Il y a ici peu de Courlandais, mais d’autant plus de Polonais, soixante-dix et davantage encore, portant presque tous le costume traditionnel des étudiants. Ceux-là n’ont pas à craindre la confusion dont je parlais tout à l’heure. On voit bien à ces figures qu’elles ne sont pas l’enveloppe d’une âme de tailleur. Beaucoup de ces Sarmates pourraient servir de modèles d’affabilité et de noble conduite aux fils d’Hermann et de Thusnelda. C’est une vérité. Quand on voit tant de charmantes qualités aux étrangers, il faut réellement une immense dose de patriotisme pour s’imaginer toujours que le plus précieux et le plus excellent produit de la terre est – un Allemand !

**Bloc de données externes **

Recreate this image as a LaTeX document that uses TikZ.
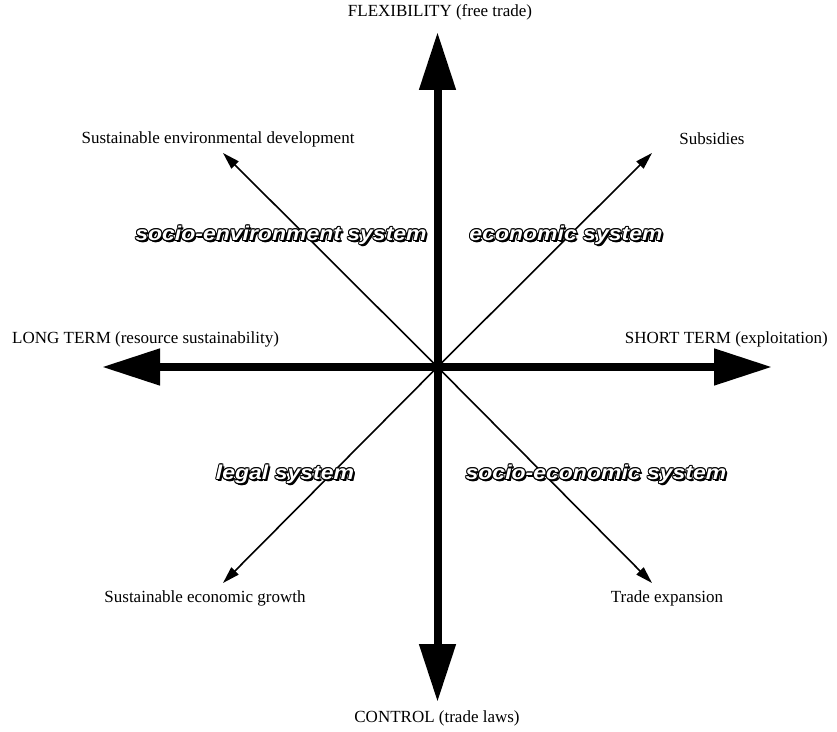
\documentclass[tikz,border=0pt]{standalone}
\usepackage{fontspec}
\setmainfont{Liberation Serif}
\newfontfamily\outfont[FakeStretch=1.15]{Liberation Sans}
\usetikzlibrary{arrows.meta}
\newcommand\olay[3]{\makebox[0pt][l]{\hspace{#1}\raisebox{#2}{#3}}}
\newcommand\outlinetext[1]{%
  \olay{2pt}{-2pt}{#1}\olay{1.5pt}{-1.5pt}{#1}%
  \olay{1pt}{0pt}{#1}\olay{-1pt}{0pt}{#1}%
  \olay{0pt}{1pt}{#1}\olay{0pt}{-1pt}{#1}%
  \olay{0.7pt}{0.7pt}{#1}\olay{-0.7pt}{0.7pt}{#1}%
  \olay{0.7pt}{-0.7pt}{#1}\olay{-0.7pt}{-0.7pt}{#1}%
  \textcolor{white}{#1}}
\tikzset{
  bigarrow/.style={line width=8pt,-{Triangle[length=58pt,width=35pt]}},
  thinarrow/.style={line width=1.6pt,-{Triangle[length=17pt,width=10pt]}},
  lbl/.style={font=\fontsize{17}{19}\selectfont,inner sep=0pt},
  sys/.style={font=\outfont\bfseries\itshape\fontsize{20}{22}\selectfont,inner sep=0pt}
}
\begin{document}
\begin{tikzpicture}[x=1pt,y=1pt]
\useasboundingbox (0,0) rectangle (837,731);
\coordinate (C) at (437.5,364);
\coordinate (T) at (437.5,699);
\coordinate (B) at (437.5,29);
\coordinate (L) at (102,364);
\coordinate (R) at (772,364);
\coordinate (TL) at (223,578);
\coordinate (TR) at (652,578);
\coordinate (BL) at (223,148);
\coordinate (BR) at (652,148);
\draw[thinarrow] (C) -- (TL);
\draw[thinarrow] (C) -- (TR);
\draw[thinarrow] (C) -- (BL);
\draw[thinarrow] (C) -- (BR);
\draw[bigarrow] (C) -- (T);
\draw[bigarrow] (C) -- (B);
\draw[bigarrow] (C) -- (L);
\draw[bigarrow] (C) -- (R);
\node[lbl] (flex) at (440,719) {FLEXIBILITY (free trade)};
\node[lbl] (ctrl) at (437,13) {CONTROL (trade laws)};
\node[lbl,anchor=west] (long) at (12,392) {LONG TERM (resource sustainability)};
\node[lbl,anchor=east] (short) at (828,392) {SHORT TERM (exploitation)};
\node[lbl] (sed) at (218,592) {Sustainable environmental development};
\node[lbl] (sub) at (712,592) {Subsidies};
\node[lbl] (seg) at (205,133) {Sustainable economic growth};
\node[lbl] (trade) at (667,133) {Trade expansion};
\node[sys] (s1) at (281,495) {\outlinetext{socio-environment system}};
\node[sys] (s2) at (566,495) {\outlinetext{economic system}};
\node[sys] (s3) at (285,256) {\outlinetext{legal system}};
\node[sys] (s4) at (596,256) {\outlinetext{socio-economic system}};
\end{tikzpicture}
\end{document}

Il y a ici peu de rapports entre les étudiants. Les nations sont abolies. L’association, portant le nom d’Arminia, et composée d’anciens adhérents de la Burschenschaff, a été, dit-on, également supprimée. Les duels sont devenus rares. On en cite un qui a eu tout récemment une issue très malheureuse. Deux étudiants en médecine, Liebschütz et Fébus, dans le cours de sémiotique, se prirent de querelle pour un sujet très futile, parce que tous deux prétendaient également au siège n° 4. Ils ignoraient qu’il y avait deux sièges portant ce même numéro dans la salle ; tous deux avaient reçu ce numéro du professeur. « Imbécile ! » s’écria l’un d’eux, et ce mot termina pour le moment leur futile querelle. Ils se battirent en duel le lendemain, et Liebschütz s’enferra lui-même dans le fleuret de son adversaire. Il mourut un quart d’heure après. Comme il était juif, son corps fut porté au cimetière israélite par ses camarades de l’Université ; Febus, également juif, a pris la fuite, et…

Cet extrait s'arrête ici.